The system announced Tuesday relies on a centralized database that officials hope to be operating within six months. The database will record smartphones' unique identifying numbers. That way, wireless carriers that receive a report of a stolen smartphone will be able to recognize the device and block it from being used again.
"We're sending a message to consumers that we've got your back and a message to criminals that we're cracking down on the stolen phone" market, Federal Communications Commission Chairman Julius Genachowski said in announcing the new strategy with several big-city police chiefs and a wireless industry representative.
Major U.S. cities have been reporting increases in smartphone thefts as criminals steal devices to resell -- sometimes overseas -- as part of sophisticated operations.
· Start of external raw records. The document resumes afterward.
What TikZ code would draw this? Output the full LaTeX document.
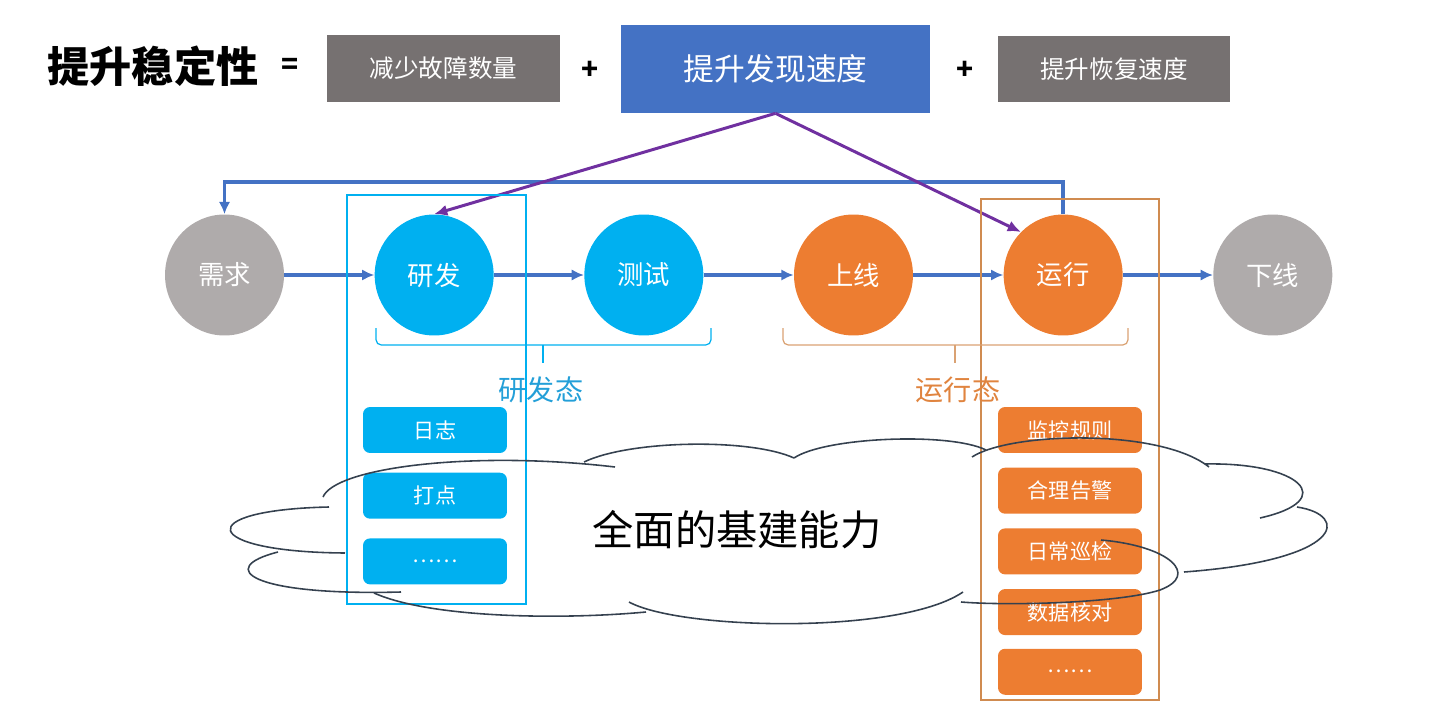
\documentclass[tikz,border=0pt]{standalone}
\usepackage{fontspec}
\setmainfont{Noto Sans CJK SC}
\usetikzlibrary{
    arrows.meta,      % For arrow tips
    shapes.geometric, % For the ellipse stages
    positioning       % For relative placement
}

\definecolor{boxgray}{HTML}{767171}
\definecolor{findblue}{HTML}{4472C4}
\definecolor{stagegray}{HTML}{AFABAB}
\definecolor{devblue}{HTML}{00B0F0}
\definecolor{runorange}{HTML}{ED7D31}
\definecolor{hintpurple}{HTML}{7030A0}
\definecolor{devtxt}{HTML}{239FD8}
\definecolor{runtxt}{HTML}{E0843F}
\definecolor{runframe}{HTML}{D08B50}
\definecolor{cloudgray}{HTML}{35414F}

\begin{document}
\begin{tikzpicture}[
    x=0.02cm, y=-0.02cm, % one unit = one pixel of the sketch
    >=Latex,
    topbox/.style={fill=boxgray, text=white, minimum width=4.66cm, minimum height=1.34cm,
        font=\fontsize{14}{16}\selectfont},
    findbox/.style={fill=findblue, text=white, minimum width=6.2cm, minimum height=1.76cm,
        font=\fontsize{17.5}{20}\selectfont},
    op/.style={font=\fontsize{16}{18}\selectfont\bfseries},
    stage/.style={ellipse, inner sep=0pt, minimum width=2.38cm, minimum height=2.42cm,
        text=white, font=\fontsize{15}{17}\selectfont},
    flow/.style={-{Latex[length=7pt,width=6.5pt]}, line width=1.9pt, findblue},
    hint/.style={-{Latex[length=7.5pt,width=6.5pt]}, line width=1.7pt, hintpurple},
    item/.style={rounded corners=4pt, minimum width=2.88cm, minimum height=0.92cm,
        text=white, font=\fontsize{12}{14}\selectfont},
    brk/.style={line width=0.7pt, rounded corners=3pt},
    cloudline/.style={line width=0.9pt, cloudgray}
]
    \useasboundingbox (0,0) rectangle (1434,703);

    % Top formula
    \node[font=\fontsize{24}{28}\selectfont\bfseries] (goal) at (153,66) {提升稳定性};
    \node[op] (eq) at (290,66) {=};
    \node[topbox] (fewer) at (443.5,68.5) {减少故障数量};
    \node[op] (plus1) at (590,70) {+};
    \node[findbox] (find) at (775.5,69) {提升发现速度};
    \node[op] (plus2) at (965,70) {+};
    \node[topbox] (recover) at (1114,69) {提升恢复速度};

    % Life cycle stages
    \node[stage, fill=stagegray] (need) at (224.5,275) {需求};
    \node[stage, fill=devblue, right=1.8cm of need] (dev) {研发};
    \node[stage, fill=devblue, right=1.8cm of dev] (test) {测试};
    \node[stage, fill=runorange, right=1.8cm of test] (online) {上线};
    \node[stage, fill=runorange, right=1.8cm of online] (run) {运行};
    \node[stage, fill=stagegray, right=1.8cm of run] (offline) {下线};

    \draw[flow] (need) -- (dev);
    \draw[flow] (dev) -- (test);
    \draw[flow] (test) -- (online);
    \draw[flow] (online) -- (run);
    \draw[flow] (run) -- (offline);

    % Feedback loop back to 需求
    \coordinate (loop) at (224.5,182);
    \draw[flow] (run.north) |- (loop) -- (need.north);

    % Discovery speed points at both states
    \draw[hint] (find.south) -- (dev.north);
    \draw[hint] (find.south) -- (run.north west);

    % Frames
    \draw[devblue, line width=0.8pt] (347,195) rectangle (526,604);
    \draw[runframe, line width=0.8pt] (981,199) rectangle (1159,700);

    % Braces and state labels
    \draw[brk, devblue] (376,328) -- (376,345) -- (711,345) -- (711,328);
    \draw[brk, devblue] (543,345) -- (543,363);
    \node[devtxt, font=\fontsize{16}{18}\selectfont] (devstate) at (541,390) {研发态};
    \draw[brk, runframe!80] (783,328) -- (783,345) -- (1128,345) -- (1128,328);
    \draw[brk, runframe!80] (955,345) -- (955,363);
    \node[runtxt, font=\fontsize{16}{18}\selectfont] (runstate) at (958,390) {运行态};

    % Items under 研发
    \node[item, fill=devblue] (log) at (435,430) {日志};
    \node[item, fill=devblue, below=0.38cm of log] (mark) {打点};
    \node[item, fill=devblue, below=0.38cm of mark] (devmore) {……};

    % Items under 运行
    \node[item, fill=runorange] (rule) at (1070,430) {监控规则};
    \node[item, fill=runorange, below=0.28cm of rule] (alert) {合理告警};
    \node[item, fill=runorange, below=0.28cm of alert] (patrol) {日常巡检};
    \node[item, fill=runorange, below=0.28cm of patrol] (check) {数据核对};
    \node[item, fill=runorange, below=0.26cm of check] (runmore) {……};

    % Cloud
    \draw[cloudline] (323,497) .. controls (335,468) and (470,450) .. (615,467);
    \draw[cloudline] (584,462) .. controls (630,440) and (750,438) .. (794,458);
    \draw[cloudline] (794,458) .. controls (825,437) and (950,432) .. (986,450);
    \draw[cloudline] (972,457) .. controls (1010,432) and (1160,428) .. (1209,467);
    \draw[cloudline] (1205,464) .. controls (1300,462) and (1340,500) .. (1260,518);
    \draw[cloudline] (1297,507) .. controls (1350,515) and (1345,560) .. (1184,572);
    \draw[cloudline] (1101,540) .. controls (1170,546) and (1200,575) .. (1160,590)
        .. controls (1120,603) and (1010,606) .. (961,602);
    \draw[cloudline] (629,602) .. controls (680,630) and (900,635) .. (963,592);
    \draw[cloudline] (374,593) .. controls (430,618) and (560,620) .. (646,612);
    \draw[cloudline] (401,592) .. controls (250,596) and (215,568) .. (278,552);
    \draw[cloudline] (345,553) .. controls (200,552) and (190,510) .. (329,507);
    \node[font=\fontsize{23.5}{26}\selectfont] (base) at (737,530) {全面的基建能力};

\end{tikzpicture}
\end{document}
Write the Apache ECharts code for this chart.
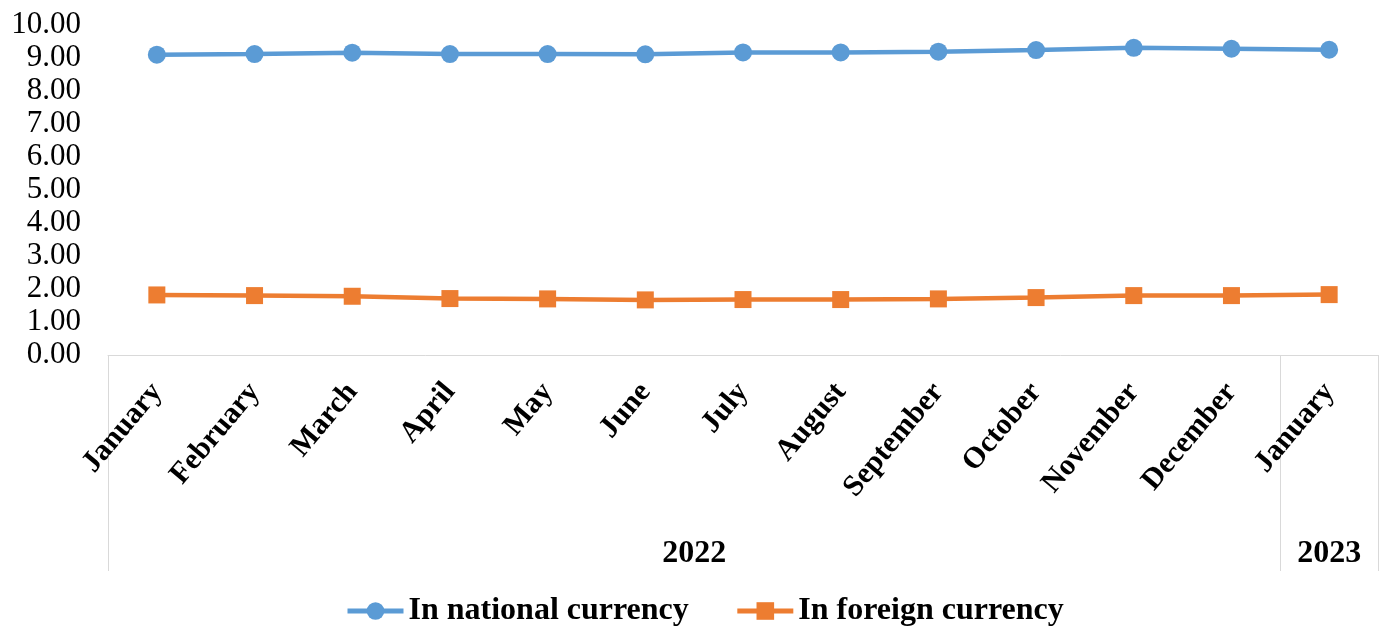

Officials say that cellphones are now taken in 38 percent of all robberies in Washington, and more than 40 percent of robberies in New York City involve phones. Many of the robberies are violent, resulting in either serious injury or sometimes death, police say.
D.C. Police Chief Cathy Lanier said her department had devoted considerable resources in recent months to the problem, but "that's just not enough, not in a crime as complex as this one is."
Cellphone carriers covering roughly 90 percent of U.S. subscribers are participating, the FCC said.
The goal is to render stolen cellphones useless, drying up the market for them and removing the incentive to steal them.
"What we're announcing here today will make a stolen cellphone about as worthless as an empty wallet," said Sen. Charles Schumer, who called smartphones "catnip for criminals" because they're valuable, exposed and easy to steal.
Schumer, D-N.Y., is sponsoring legislation that would make it a federal crime to tamper with smartphones' unique identifying numbers.
New York Police Commissioner Ray Kelly said cellphone thefts have been a persistent problem in the city even as other crime has dropped in the last decade. He likened the new approach to "draining the swamp to fight malaria."
The FCC said smartphone manufacturers will also implement automatic prompts that encourage users to lock their devices with a password. The industry has also agreed to create a campaign educating consumers about how to protect their cellphones and to release quarterly updates on their progress.
Officials wouldn't say how much the initiative would cost.
Christopher Guttman-McCabe of CTIA-The Wireless Association, an organization representing the wireless communications industry, said, "It certainly won't be without costs, but we don't think about cost in this context."
"This is about safety and security," he added.